『タスケテ…』
島村洋子/2002年/189ページ
人気アイドル、橘リリカのスタンドイン(替え玉)として暮らす藤村しのぶ。彼女もまた、芸能界の頂点に立つことを夢見た少女だった。そんなしのぶの過去を知らないリリカは、無邪気に彼女の心を逆撫でしていく…。嫉妬、憎悪、怨念…女性の本質的な狂気を現実と虚構の狭間から描いた戦慄のサイコ・ホラー。
(「BOOK」データベースより)
アイドルになるため熊本から上京してきた藤村しのぶ。努力はしていたもののなかなか芽が出ず、カリスマアイドル・橘リリカのスタンドインとして日々を送っていたが、恋人に振られたリリカが自殺。事務所は死んだのはしのぶということにして、しのぶをリリカ本人として活躍させることにしたが、リリカ=しのぶの周囲では怪奇現象が続発。
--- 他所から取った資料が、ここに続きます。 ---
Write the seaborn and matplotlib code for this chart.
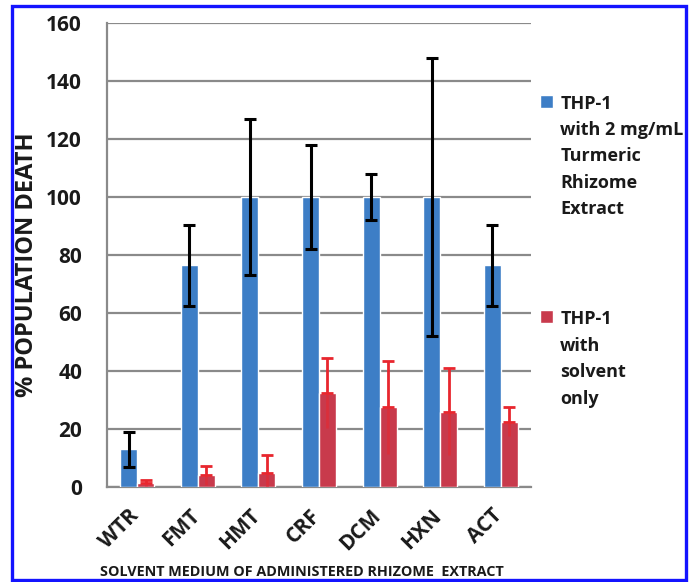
import matplotlib
matplotlib.use("Agg")
import matplotlib.pyplot as plt
import matplotlib.patches as mpatches
import matplotlib.transforms as mtransforms
import numpy as np
import pandas as pd
import seaborn as sns

# Data
solvents = ['WTR', 'FMT', 'HMT', 'CRF', 'DCM', 'HXN', 'ACT']
extract_death = [13, 76.5, 100, 100, 100, 100, 76.5]
extract_err = [6, 14, 27, 18, 8, 48, 14]
solvent_death = [1.5, 4, 5, 32.5, 27.5, 26, 22.5]
solvent_err = [1, 3.3, 6, 12, 16, 15, 5]

series_names = ['THP-1\nwith 2 mg/mL\nTurmeric\nRhizome\nExtract',
                'THP-1\nwith\nsolvent\nonly']

BLUE = '#3d7ec6'
RED = '#c83a4c'
ERR_RED = '#e8262e'
GRID = '#8a8a8a'
TXT = '#1a1a1a'

sns.set_theme(style="white")
plt.rcParams['font.family'] = ['Open Sans', 'DejaVu Sans']
plt.rcParams['font.weight'] = 'bold'

df = pd.DataFrame({
    'Solvent': solvents * 2,
    'Death': extract_death + solvent_death,
    'Series': [series_names[0]] * len(solvents) + [series_names[1]] * len(solvents),
})

fig = plt.figure(figsize=(6.95, 5.82), dpi=100)
ax = fig.add_axes([0.154, 0.1632, 0.61, 0.7973])

sns.barplot(data=df, x='Solvent', y='Death', hue='Series', order=solvents,
            hue_order=series_names, palette=[BLUE, RED], width=0.56,
            gap=0, errorbar=None, saturation=1, ax=ax, zorder=3)

# error bars placed on the seaborn bar centres
blue_x = [p.get_x() + p.get_width() / 2 for p in ax.containers[0]]
red_x = [p.get_x() + p.get_width() / 2 for p in ax.containers[1]]
ax.errorbar(blue_x, extract_death, yerr=extract_err, fmt='none', ecolor='black',
            elinewidth=2.2, capsize=4.5, capthick=2.2, zorder=5)
ax.errorbar(red_x, solvent_death, yerr=[np.zeros(len(solvents)), solvent_err],
            fmt='none', ecolor=ERR_RED, elinewidth=2.0, capsize=4.5, capthick=2.0, zorder=5)
ax.errorbar(red_x, solvent_death, yerr=[solvent_err, np.zeros(len(solvents))],
            fmt='none', ecolor=ERR_RED, elinewidth=2.0, capsize=0, alpha=0.55, zorder=5)

ax.set_ylim(0, 160)
ax.set_xlim(-0.5, len(solvents) - 0.5)
ax.set_yticks(np.arange(0, 161, 20))
ax.yaxis.grid(True, color=GRID, linewidth=1.6, zorder=0)
ax.set_axisbelow(True)

for side in ['top', 'right']:
    ax.spines[side].set_visible(False)
for side in ['left', 'bottom']:
    ax.spines[side].set_color(GRID)
    ax.spines[side].set_linewidth(1.6)

ax.tick_params(axis='y', which='major', length=8, width=1.6, color=GRID,
               labelsize=15, pad=10, labelcolor=TXT)
ax.set_xticks(np.arange(-0.5, len(solvents), 1.0), minor=True)
ax.tick_params(axis='x', which='minor', length=6, width=1.6, color=GRID, direction='out')
ax.tick_params(axis='x', which='major', length=0, pad=13, labelcolor=TXT)
ax.set_xticks(range(len(solvents)))
ax.set_xticklabels(solvents, rotation=45, ha='right', rotation_mode='anchor',
                   fontsize=15, fontweight='bold')
shift = mtransforms.ScaledTranslation(-0.09, 0, fig.dpi_scale_trans)
for lab in ax.get_xticklabels():
    lab.set_transform(lab.get_transform() + shift)
for lab in ax.get_yticklabels():
    lab.set_fontweight('bold')

ax.set_ylabel('% POPULATION DEATH', fontsize=17, fontweight='bold', color=TXT)
ax.yaxis.set_label_coords(-0.16, 0.48)
ax.set_xlabel('')
fig.text(0.144, 0.006, 'SOLVENT MEDIUM OF ADMINISTERED RHIZOME  EXTRACT', fontsize=10.4,
         fontweight='bold', color=TXT, ha='left', va='bottom')

handles, labels = ax.get_legend_handles_labels()
leg = ax.legend(handles, labels, loc='upper left', bbox_to_anchor=(1.0, 0.865),
                frameon=False, prop={'weight': 'bold', 'size': 13}, labelspacing=5.1,
                handlelength=0.72, handleheight=0.72, handletextpad=0.4, borderaxespad=0.1)
for t in leg.get_texts():
    t.set_linespacing(1.6)
    t.set_color(TXT)
for col in leg._legend_handle_box.get_children():
    for hp in col.get_children():
        hp.align = 'top'

# blue frame around the figure
fig.patches.append(mpatches.Rectangle((0.0173, 0.0034), 0.9698, 0.9863, transform=fig.transFigure,
                                      fill=False, edgecolor='#1414ff', linewidth=2.4))

fig.savefig('out.png', dpi=100)
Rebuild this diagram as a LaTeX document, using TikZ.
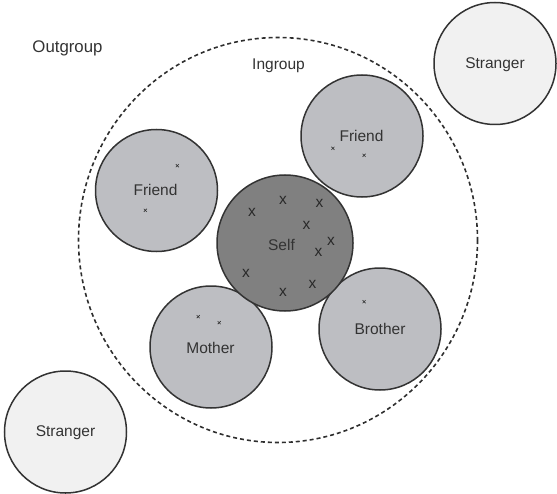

「タスケテ…」という声が聞こえたり、死んだリリカ本人の顔が二重になって画面に映ったり…。これはリリカからのメッセージなのだろうか?
上の解説にはサイコ・ホラーとあるが、わりとストレートな心霊モノ。自殺したと思われていたリリカだが、実はしのぶが…という意外性の無い展開である。終盤、「しのぶはまだ死んでいない」と信じる母親が橘リリカのマンションまで会いに行くのだが、なぜか神がどうこうという話になり、マンションの管理人とリリカのマネージャーの首が引きちぎれて飛んだのち、神の裁きがリリカの悪霊としのぶ本人を打ち倒し、最終的には「母の愛とわけのわからない光」(原文ママ)のおかげで助かってよかったねという結末。何がどうしてこうなったのかよくわからない。いったい何を読まされていたのだろうか。タスケテ…。